- Exercise task
Reproduce the first line and every line after it, exactly, through the one containing "plt.rcParams['font.family'] = ['Liberation". Leave out the rest.

- Dataset section
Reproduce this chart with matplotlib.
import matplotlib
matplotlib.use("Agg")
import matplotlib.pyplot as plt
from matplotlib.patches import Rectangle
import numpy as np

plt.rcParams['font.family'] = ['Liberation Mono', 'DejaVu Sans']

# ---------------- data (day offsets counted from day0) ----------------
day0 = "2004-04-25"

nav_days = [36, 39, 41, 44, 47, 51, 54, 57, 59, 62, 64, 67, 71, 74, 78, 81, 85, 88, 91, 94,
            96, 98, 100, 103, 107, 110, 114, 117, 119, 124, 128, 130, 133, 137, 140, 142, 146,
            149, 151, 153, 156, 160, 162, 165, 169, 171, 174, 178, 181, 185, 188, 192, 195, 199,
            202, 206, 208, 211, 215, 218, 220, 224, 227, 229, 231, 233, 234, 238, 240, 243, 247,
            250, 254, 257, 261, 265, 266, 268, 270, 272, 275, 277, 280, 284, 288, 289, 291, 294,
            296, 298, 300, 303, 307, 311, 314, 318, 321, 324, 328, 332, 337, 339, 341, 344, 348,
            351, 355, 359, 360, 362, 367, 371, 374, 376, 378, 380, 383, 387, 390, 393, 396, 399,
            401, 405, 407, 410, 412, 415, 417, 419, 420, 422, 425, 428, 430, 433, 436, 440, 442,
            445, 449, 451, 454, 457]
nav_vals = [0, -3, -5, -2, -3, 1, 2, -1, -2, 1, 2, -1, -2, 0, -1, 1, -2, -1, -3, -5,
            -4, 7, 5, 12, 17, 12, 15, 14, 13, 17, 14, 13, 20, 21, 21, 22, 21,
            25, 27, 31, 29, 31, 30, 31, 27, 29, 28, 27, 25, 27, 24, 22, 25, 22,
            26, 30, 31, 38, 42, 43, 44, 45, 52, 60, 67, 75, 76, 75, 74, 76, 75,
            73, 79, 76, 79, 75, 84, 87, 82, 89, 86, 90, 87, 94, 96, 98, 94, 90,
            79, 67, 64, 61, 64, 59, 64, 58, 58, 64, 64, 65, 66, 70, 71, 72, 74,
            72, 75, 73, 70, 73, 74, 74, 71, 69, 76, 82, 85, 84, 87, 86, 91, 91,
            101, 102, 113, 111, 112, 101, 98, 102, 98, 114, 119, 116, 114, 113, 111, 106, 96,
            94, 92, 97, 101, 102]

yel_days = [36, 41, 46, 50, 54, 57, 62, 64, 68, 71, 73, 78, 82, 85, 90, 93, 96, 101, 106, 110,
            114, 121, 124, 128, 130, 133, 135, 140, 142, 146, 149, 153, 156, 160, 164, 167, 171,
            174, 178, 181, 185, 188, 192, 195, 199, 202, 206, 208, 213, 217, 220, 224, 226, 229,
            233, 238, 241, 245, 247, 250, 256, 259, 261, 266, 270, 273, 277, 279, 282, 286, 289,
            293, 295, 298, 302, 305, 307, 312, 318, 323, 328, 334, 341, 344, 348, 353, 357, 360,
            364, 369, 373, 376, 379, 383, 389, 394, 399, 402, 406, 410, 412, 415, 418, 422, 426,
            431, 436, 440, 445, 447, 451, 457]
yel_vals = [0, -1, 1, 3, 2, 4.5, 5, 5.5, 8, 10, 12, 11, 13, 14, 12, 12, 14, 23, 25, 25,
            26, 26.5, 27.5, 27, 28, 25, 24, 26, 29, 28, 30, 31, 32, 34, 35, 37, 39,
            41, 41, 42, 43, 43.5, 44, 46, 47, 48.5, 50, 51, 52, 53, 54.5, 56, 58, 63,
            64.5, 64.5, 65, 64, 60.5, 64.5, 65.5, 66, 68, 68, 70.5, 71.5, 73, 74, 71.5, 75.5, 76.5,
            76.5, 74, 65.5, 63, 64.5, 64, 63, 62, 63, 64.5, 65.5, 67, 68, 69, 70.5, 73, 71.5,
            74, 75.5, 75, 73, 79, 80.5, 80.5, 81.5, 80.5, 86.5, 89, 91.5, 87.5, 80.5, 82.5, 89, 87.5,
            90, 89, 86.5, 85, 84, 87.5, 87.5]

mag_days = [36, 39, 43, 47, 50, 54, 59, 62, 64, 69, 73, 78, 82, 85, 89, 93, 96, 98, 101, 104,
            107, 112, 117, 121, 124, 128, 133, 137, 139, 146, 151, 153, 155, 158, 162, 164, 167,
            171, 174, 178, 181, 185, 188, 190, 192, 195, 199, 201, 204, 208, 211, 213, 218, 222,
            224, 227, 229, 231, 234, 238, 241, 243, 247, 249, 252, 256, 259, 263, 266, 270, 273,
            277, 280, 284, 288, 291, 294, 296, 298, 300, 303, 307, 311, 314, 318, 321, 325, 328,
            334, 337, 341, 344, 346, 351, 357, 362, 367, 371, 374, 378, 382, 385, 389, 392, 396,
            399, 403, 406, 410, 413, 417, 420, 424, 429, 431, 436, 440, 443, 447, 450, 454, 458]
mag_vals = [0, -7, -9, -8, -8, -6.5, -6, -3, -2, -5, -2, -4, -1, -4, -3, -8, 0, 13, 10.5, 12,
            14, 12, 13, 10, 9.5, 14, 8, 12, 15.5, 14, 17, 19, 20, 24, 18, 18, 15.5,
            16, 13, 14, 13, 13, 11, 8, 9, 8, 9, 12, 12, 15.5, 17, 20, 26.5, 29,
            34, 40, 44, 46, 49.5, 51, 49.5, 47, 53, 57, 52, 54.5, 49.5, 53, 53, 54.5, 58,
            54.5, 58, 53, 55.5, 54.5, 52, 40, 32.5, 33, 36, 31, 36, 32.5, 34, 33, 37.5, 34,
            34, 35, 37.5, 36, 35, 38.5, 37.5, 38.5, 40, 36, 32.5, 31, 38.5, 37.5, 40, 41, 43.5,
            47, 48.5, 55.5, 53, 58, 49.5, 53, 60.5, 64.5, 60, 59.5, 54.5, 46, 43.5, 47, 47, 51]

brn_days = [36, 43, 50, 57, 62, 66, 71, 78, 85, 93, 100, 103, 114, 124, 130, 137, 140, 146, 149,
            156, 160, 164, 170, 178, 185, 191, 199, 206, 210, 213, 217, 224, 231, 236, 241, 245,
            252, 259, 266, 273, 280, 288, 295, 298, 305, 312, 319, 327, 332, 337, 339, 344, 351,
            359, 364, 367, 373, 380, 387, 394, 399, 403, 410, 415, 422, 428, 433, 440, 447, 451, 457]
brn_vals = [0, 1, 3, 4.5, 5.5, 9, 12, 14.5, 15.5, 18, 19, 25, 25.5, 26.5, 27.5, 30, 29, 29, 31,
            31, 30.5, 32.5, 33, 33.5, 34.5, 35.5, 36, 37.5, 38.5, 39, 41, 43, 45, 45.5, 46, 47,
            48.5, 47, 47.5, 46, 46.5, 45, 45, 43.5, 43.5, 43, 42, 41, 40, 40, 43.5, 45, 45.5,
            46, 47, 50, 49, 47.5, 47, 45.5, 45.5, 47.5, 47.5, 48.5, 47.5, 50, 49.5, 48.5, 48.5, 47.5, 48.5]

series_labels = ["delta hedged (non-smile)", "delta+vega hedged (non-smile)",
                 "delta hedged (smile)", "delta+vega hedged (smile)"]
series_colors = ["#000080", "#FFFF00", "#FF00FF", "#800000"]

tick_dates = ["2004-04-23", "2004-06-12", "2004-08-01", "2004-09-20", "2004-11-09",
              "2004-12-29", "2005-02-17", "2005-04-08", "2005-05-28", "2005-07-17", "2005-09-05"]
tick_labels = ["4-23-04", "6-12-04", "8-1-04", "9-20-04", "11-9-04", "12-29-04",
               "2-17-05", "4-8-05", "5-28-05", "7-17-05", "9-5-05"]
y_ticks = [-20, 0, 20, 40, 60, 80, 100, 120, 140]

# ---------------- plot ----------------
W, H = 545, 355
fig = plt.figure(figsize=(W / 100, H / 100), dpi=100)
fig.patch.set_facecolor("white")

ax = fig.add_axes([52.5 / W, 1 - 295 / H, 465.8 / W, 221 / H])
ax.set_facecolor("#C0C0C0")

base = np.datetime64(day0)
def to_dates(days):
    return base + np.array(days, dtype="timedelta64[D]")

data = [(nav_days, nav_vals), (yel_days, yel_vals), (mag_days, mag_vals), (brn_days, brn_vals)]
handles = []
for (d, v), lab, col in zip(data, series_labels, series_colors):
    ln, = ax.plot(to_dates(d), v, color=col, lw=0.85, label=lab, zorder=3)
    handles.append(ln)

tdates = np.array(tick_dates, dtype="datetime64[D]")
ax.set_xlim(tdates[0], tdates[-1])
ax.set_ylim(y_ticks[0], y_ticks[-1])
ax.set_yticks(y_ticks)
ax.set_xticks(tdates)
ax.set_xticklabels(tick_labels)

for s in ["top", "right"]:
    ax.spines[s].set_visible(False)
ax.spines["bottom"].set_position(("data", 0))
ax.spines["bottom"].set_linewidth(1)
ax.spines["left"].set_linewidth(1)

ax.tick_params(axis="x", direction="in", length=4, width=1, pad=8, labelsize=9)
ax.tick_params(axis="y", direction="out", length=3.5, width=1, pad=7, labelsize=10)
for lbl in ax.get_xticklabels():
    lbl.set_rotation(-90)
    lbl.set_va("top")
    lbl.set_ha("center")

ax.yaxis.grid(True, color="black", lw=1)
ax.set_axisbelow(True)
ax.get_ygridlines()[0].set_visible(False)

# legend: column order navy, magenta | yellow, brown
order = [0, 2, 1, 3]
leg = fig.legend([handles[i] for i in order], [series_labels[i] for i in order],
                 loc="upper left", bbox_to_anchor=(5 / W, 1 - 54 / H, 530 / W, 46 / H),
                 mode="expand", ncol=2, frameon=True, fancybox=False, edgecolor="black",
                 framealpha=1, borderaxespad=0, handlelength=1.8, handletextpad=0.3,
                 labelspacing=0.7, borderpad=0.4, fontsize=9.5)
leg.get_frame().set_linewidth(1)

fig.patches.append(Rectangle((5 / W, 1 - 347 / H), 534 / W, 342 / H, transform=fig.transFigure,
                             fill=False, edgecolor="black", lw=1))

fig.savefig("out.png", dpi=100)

- Reply
Reproduce this chart with matplotlib.
import matplotlib
matplotlib.use("Agg")
import matplotlib.pyplot as plt
from matplotlib.patches import Rectangle
import numpy as np

plt.rcParams['font.family'] = ['Liberation Mono', 'DejaVu Sans']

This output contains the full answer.